- _WHAT IS ASKED_:
In the data below, locate each line with the word "this" and list it.

- _SUPPLIED DATA_:
↓

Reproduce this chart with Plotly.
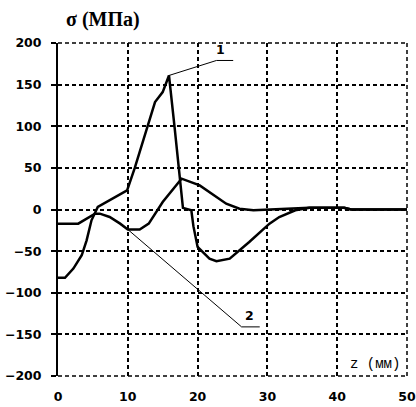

↑
↓

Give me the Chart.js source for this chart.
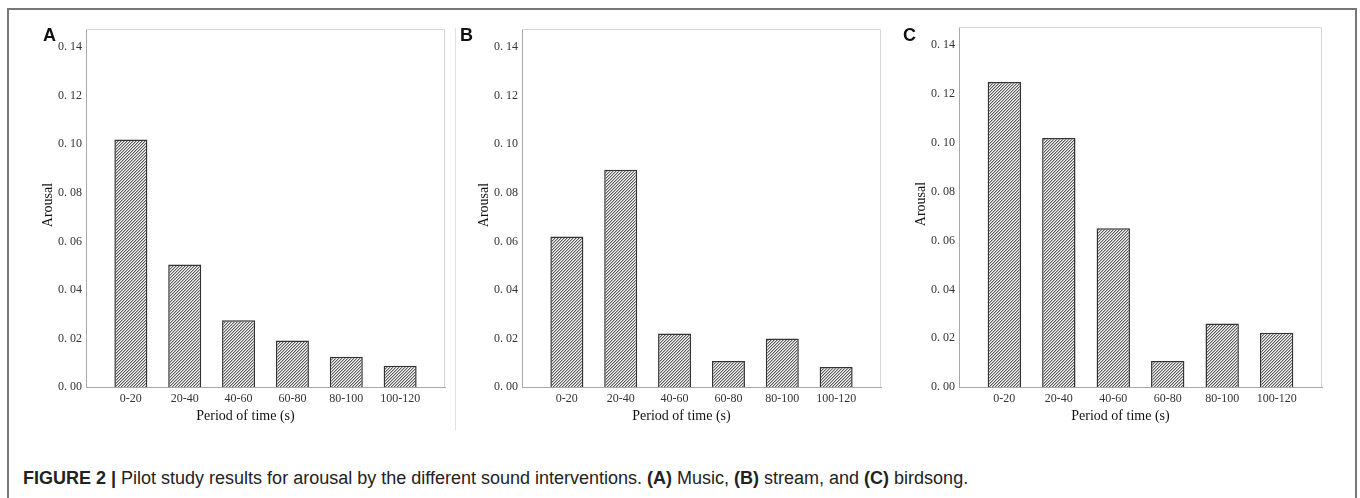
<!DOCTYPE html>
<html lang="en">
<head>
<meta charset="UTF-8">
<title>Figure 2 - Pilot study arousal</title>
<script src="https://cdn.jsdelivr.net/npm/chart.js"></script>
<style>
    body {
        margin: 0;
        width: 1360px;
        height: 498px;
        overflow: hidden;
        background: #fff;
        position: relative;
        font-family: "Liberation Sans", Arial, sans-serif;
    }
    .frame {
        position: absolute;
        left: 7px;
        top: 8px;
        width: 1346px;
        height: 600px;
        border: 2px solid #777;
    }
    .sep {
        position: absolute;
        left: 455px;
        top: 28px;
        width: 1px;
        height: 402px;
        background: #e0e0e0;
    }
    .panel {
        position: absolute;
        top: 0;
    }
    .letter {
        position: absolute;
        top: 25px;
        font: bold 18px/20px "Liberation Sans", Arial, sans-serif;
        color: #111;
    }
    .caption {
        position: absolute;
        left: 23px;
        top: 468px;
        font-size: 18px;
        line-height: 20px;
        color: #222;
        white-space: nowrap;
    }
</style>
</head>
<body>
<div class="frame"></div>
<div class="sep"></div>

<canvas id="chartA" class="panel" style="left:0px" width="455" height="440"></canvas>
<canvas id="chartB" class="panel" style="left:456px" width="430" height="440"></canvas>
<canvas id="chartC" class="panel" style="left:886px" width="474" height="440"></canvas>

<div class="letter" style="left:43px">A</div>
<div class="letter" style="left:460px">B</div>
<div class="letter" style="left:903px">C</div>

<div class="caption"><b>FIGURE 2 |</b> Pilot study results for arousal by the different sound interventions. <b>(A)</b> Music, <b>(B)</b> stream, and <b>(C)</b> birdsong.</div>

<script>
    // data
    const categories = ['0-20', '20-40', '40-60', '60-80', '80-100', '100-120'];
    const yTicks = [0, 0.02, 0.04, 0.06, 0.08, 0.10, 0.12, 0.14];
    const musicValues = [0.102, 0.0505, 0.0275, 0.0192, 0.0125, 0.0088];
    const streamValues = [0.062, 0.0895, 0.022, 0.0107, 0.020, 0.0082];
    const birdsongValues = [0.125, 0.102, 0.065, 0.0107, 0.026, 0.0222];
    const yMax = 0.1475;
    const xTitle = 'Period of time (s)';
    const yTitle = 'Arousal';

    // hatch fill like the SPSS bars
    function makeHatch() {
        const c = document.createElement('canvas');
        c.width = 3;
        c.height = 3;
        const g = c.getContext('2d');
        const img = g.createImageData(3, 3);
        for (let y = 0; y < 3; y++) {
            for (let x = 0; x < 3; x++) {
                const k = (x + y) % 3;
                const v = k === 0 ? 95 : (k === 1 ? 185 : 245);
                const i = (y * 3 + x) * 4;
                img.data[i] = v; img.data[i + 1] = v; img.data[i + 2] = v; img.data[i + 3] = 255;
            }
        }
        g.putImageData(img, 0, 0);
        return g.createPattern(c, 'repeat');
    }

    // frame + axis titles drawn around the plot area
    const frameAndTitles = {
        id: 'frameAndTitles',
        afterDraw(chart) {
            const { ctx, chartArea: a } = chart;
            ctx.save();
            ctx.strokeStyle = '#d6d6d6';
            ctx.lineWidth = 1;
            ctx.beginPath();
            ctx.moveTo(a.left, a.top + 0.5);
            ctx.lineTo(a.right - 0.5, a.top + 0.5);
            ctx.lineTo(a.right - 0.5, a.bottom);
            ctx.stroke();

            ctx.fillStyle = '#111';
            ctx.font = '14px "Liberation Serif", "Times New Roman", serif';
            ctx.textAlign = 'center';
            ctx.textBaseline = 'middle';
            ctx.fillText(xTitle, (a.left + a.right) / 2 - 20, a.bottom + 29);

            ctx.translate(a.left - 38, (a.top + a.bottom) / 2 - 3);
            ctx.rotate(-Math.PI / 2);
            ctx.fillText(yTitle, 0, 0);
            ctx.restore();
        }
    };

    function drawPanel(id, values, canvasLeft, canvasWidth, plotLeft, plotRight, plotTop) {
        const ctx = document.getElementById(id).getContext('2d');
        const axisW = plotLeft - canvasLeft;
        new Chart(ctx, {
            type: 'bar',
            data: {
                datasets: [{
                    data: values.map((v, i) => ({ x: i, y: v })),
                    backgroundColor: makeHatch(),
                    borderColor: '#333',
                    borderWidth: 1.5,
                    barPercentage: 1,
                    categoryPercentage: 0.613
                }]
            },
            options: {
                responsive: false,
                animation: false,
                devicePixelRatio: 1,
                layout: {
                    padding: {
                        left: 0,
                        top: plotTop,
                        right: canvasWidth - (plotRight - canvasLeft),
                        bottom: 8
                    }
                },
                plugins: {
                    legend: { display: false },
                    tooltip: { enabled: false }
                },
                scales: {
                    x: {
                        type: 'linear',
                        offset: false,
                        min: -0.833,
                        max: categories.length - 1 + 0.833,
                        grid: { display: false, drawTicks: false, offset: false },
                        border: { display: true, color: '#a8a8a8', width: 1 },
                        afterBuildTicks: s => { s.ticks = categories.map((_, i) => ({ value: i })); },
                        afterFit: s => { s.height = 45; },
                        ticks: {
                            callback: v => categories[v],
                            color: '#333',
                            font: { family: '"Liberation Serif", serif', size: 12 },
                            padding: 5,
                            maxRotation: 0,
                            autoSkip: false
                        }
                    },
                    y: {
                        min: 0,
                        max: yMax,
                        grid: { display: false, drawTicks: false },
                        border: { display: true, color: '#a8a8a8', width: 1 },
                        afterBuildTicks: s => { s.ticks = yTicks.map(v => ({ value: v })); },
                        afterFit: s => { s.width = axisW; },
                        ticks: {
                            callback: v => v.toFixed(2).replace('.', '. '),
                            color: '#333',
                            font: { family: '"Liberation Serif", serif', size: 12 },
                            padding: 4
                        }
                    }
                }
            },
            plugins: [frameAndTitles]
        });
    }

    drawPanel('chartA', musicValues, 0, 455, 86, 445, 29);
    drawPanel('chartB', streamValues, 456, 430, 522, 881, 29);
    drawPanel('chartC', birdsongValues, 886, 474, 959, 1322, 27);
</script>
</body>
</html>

↑

- _EXERCISE RESPONSE_:
Reproduce this chart with Plotly.
Give me the Chart.js source for this chart.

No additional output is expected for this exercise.